Richard Meleski pled guilty in a Philadelphia federal court to faking a military career as a Navy SEAL, stealing from the government and straw purchasing of firearms, United States Attorney for the Eastern District of Pennsylvania, William M. McSwain, announced in a news release July 22.

His scam, called Stolen Valor, earned the distinction of Fraud of the Month by the Coalition Against Insuranace Fraud.

Meleski, 58, was indicted by a federal grand jury in November 2019 on multiple charges, including healthcare fraud, mail fraud, stolen valor and aiding and abetting straw purchases of firearms.

After being arrested for fraud associated with his scheme to defraud the government, prosecutors discovered that Meleski had also engaged in aiding and abetting the straw purchase of two separate firearms. The firearms were two Glock pistols.

In addition to the charges in the indictment, Meleski also pled guilty to the aiding and abetting charges. The charge was making a false statement to federal firearms licensees.

A motion for pretrial detention by prosecutors revealed that Meleski’s fianc‚e admitted to illegally purchasing two guns for Meleski in 2017. She said one of the guns had since been sold, and the other was still at their Chalfont home.

Initially, Meleski was charged with one count of healthcare fraud, two counts of mail fraud, two counts of making false statements, two counts of fraudulent military discharge papers, one count of stolen valor and one count of making a false statement relative to Social Security.
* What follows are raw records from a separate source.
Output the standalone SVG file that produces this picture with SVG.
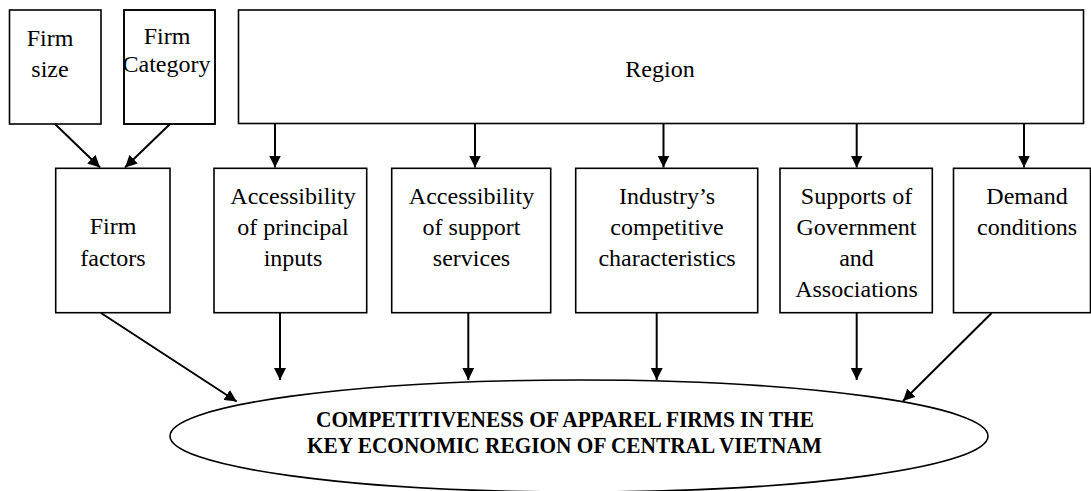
<svg xmlns="http://www.w3.org/2000/svg" width="1091" height="491" viewBox="0 0 1091 491">
  <defs>
    <marker id="arrow" viewBox="0 0 12 12" refX="12" refY="6" markerWidth="12" markerHeight="12" markerUnits="userSpaceOnUse" orient="auto">
      <path d="M0,0 L12,6 L0,12 Z" fill="#000"/>
    </marker>
    <!-- each label is clipped to the inside of its box -->
    <clipPath id="c-size"><rect x="9.5" y="10" width="91.5" height="114"/></clipPath>
    <clipPath id="c-category"><rect x="124.5" y="10" width="90" height="114"/></clipPath>
    <clipPath id="c-region"><rect x="238.5" y="10" width="845" height="113.5"/></clipPath>
    <clipPath id="c-factors"><rect x="55.7" y="168.3" width="114.3" height="144.4"/></clipPath>
    <clipPath id="c-inputs"><rect x="214" y="168.3" width="153" height="144.4"/></clipPath>
    <clipPath id="c-services"><rect x="391.7" y="168.3" width="159" height="144.4"/></clipPath>
    <clipPath id="c-industry"><rect x="575.7" y="168.3" width="182" height="144.4"/></clipPath>
    <clipPath id="c-government"><rect x="780" y="168.3" width="152.5" height="144.4"/></clipPath>
    <clipPath id="c-demand"><rect x="953.5" y="168.3" width="137.5" height="144.4"/></clipPath>
  </defs>
  <style>
    rect.box { fill: #fff; stroke: #000; stroke-width: 1.6; }
    rect.frame { fill: none; stroke: #000; stroke-width: 1.6; }
    ellipse.goal { fill: #fff; stroke: #000; stroke-width: 1.6; }
    text { font-family: 'Liberation Serif', 'DejaVu Serif', serif; fill: #000; text-anchor: middle; font-size: 24px; }
    .bold { font-weight: bold; font-size: 23px; }
    .link { stroke: #000; stroke-width: 2; fill: none; marker-end: url(#arrow); }
  </style>
  <rect width="1091" height="491" fill="#fff"/>

  <!-- top row -->
  <g id="firm-size">
    <rect class="box" x="9.5" y="10" width="91.5" height="114"/>
    <g clip-path="url(#c-size)">
      <text x="50" y="46">Firm</text>
      <text x="50" y="77">size</text>
    </g>
  </g>
  <g id="firm-category">
    <rect class="box" x="124" y="10" width="91" height="114"/>
    <g clip-path="url(#c-category)">
      <text x="167" y="43.5">Firm</text>
      <text x="166.5" y="72">Category</text>
    </g>
    <rect class="frame" x="124" y="10" width="91" height="114"/>
  </g>
  <g id="region">
    <rect class="box" x="238.5" y="10" width="845" height="113.5"/>
    <g clip-path="url(#c-region)">
      <text x="660" y="76.5">Region</text>
    </g>
  </g>

  <!-- factor row -->
  <g id="firm-factors">
    <rect class="box" x="55.7" y="168.3" width="114.3" height="144.4"/>
    <g clip-path="url(#c-factors)">
      <text x="113" y="234">Firm</text>
      <text x="113" y="265.5">factors</text>
    </g>
  </g>
  <g id="principal-inputs">
    <rect class="box" x="214" y="168.3" width="152.7" height="144.4"/>
    <g clip-path="url(#c-inputs)">
      <text x="293" y="204">Accessibility</text>
      <text x="293" y="234.5">of principal</text>
      <text x="293" y="265.5">inputs</text>
    </g>
  </g>
  <g id="support-services">
    <rect class="box" x="391.7" y="168.3" width="159" height="144.4"/>
    <g clip-path="url(#c-services)">
      <text x="471.5" y="204">Accessibility</text>
      <text x="471.5" y="234.5">of support</text>
      <text x="471.5" y="265.5">services</text>
    </g>
  </g>
  <g id="industry">
    <rect class="box" x="575.7" y="168.3" width="182" height="144.4"/>
    <g clip-path="url(#c-industry)">
      <text x="667" y="204">Industry’s</text>
      <text x="667" y="234.5">competitive</text>
      <text x="667" y="265.5">characteristics</text>
    </g>
  </g>
  <g id="government">
    <rect class="box" x="780" y="168.3" width="152.3" height="144.4"/>
    <g clip-path="url(#c-government)">
      <text x="856.5" y="203.5">Supports of</text>
      <text x="856.5" y="234.5">Government</text>
      <text x="856.5" y="265.5">and</text>
      <text x="856.5" y="297">Associations</text>
    </g>
  </g>
  <g id="demand">
    <rect class="box" x="953.5" y="168.3" width="137" height="144.4"/>
    <g clip-path="url(#c-demand)">
      <text x="1027" y="204">Demand</text>
      <text x="1027" y="234.5">conditions</text>
    </g>
  </g>

  <!-- outcome -->
  <g id="competitiveness">
    <ellipse class="goal" cx="579" cy="436" rx="409" ry="56"/>
    <text class="bold" x="565" y="427" textLength="498" lengthAdjust="spacingAndGlyphs">COMPETITIVENESS OF APPAREL FIRMS IN THE</text>
    <text class="bold" x="564.5" y="453" textLength="515" lengthAdjust="spacingAndGlyphs">KEY ECONOMIC REGION OF CENTRAL VIETNAM</text>
  </g>

  <g id="connectors">
    <line class="link" x1="55" y1="124" x2="100" y2="167.5"/>
    <line class="link" x1="170" y1="124" x2="125" y2="167.5"/>
    <line class="link" x1="275" y1="124" x2="275" y2="167.5"/>
    <line class="link" x1="475" y1="124" x2="475" y2="167.5"/>
    <line class="link" x1="663.5" y1="124" x2="663.5" y2="167.5"/>
    <line class="link" x1="856.7" y1="124" x2="856.7" y2="167.5"/>
    <line class="link" x1="1024" y1="124" x2="1024" y2="167.5"/>
    <line class="link" x1="101" y1="313" x2="236.7" y2="401.5"/>
    <line class="link" x1="280" y1="313" x2="280" y2="380"/>
    <line class="link" x1="468.3" y1="313" x2="468.3" y2="380"/>
    <line class="link" x1="656.7" y1="313" x2="656.7" y2="380"/>
    <line class="link" x1="856.7" y1="313" x2="856.7" y2="380"/>
    <line class="link" x1="991.7" y1="313" x2="903" y2="401"/>
  </g>
</svg>
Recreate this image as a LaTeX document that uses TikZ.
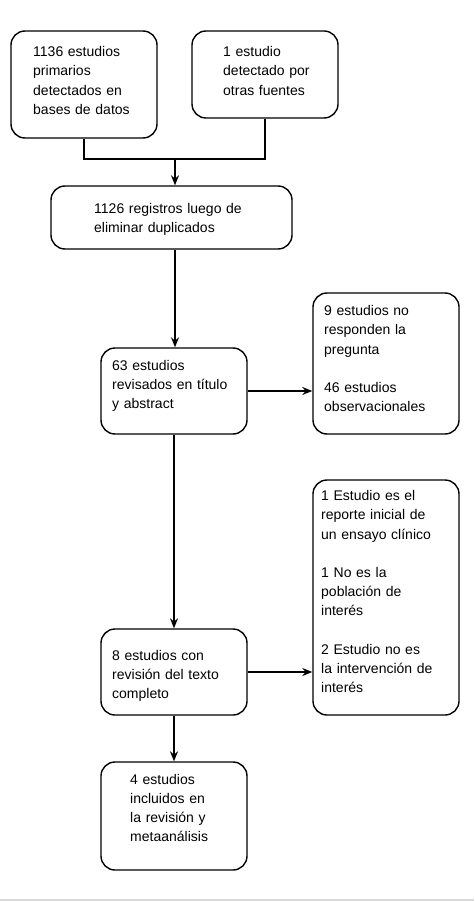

Sentencing is set for Nov. 20, 2020, according to the court docket.

Meleski faces 68 years in prison, three years of supervised release, a $2.25 million fine, $900 special assessment and $302,121 in restitution.

Meleski was in New Jersey, not Beirut, at the time of his claimed incidents of heroism. New Jersey is where Meleski earlier was convicted four times for arson, the prosecution wrote in the motion for pretrial detention. For those acts of arson, he was sentenced to 19 years in prison in 2003.

Ten years of his sentence stemmed from the most serious of the arsons, the Bethlehem Hermitage, the home of a priest and several nuns who lived in individual cottages and almost always ate alone, devoting their lives to solitary prayers, chores and silence, the Star-Ledger reported at the time.

 

The prosecutor in the case said Meleski started living at the Hermitage as a guest in November 2000 because he needed a warm place to wait out the winter, not because he wanted spiritual development. In a taped confession, Meleski said he set two cottages on fire in April 2001 on his 40th birthday because he was drinking and angry.

The priest at the Hermitage said Meleski worked hard doing chores, but he didn’t know the rosary or daily prayers, the Star-Ledger reported. After Meleski was arrested, police found a television, police scanner and empty wine bottles in his cottage.

Meleski was released from prison May 8, 2008, and was back in less than two years, April 23, 2010.

In an earlier case, Meleski was convicted of setting a school on fire.

Meleski was convicted of forgery in 1980 and stealing a gun in 1992. In the latter case, he was convicted of injuring two police officers during an arrest and threatening to kill them. He was sentenced to four years in prison for that case, the Philadelphia Inquirer reported.

Special Assistant U.S. Attorney Megan Curran handled Meleski’s prosecution in the 2019 fraud case. Curran wrote in the pretrial motion that Meleski over the years “was required to complete anger management, mental health counseling and psychiatric counseling, yet the defendant continued to commit violent felonies.”

In his decision to keep Meleski behind bars until his healthcare fraud and stolen valor case went to trial, Magistrate Judge Richard A. Lloret wrote, “The VA was established, in President Lincoln’s words, ‘to care for him who shall have borne the battle for his widow and his orphan,’ not as a piggy bank for Mr. Meleski.”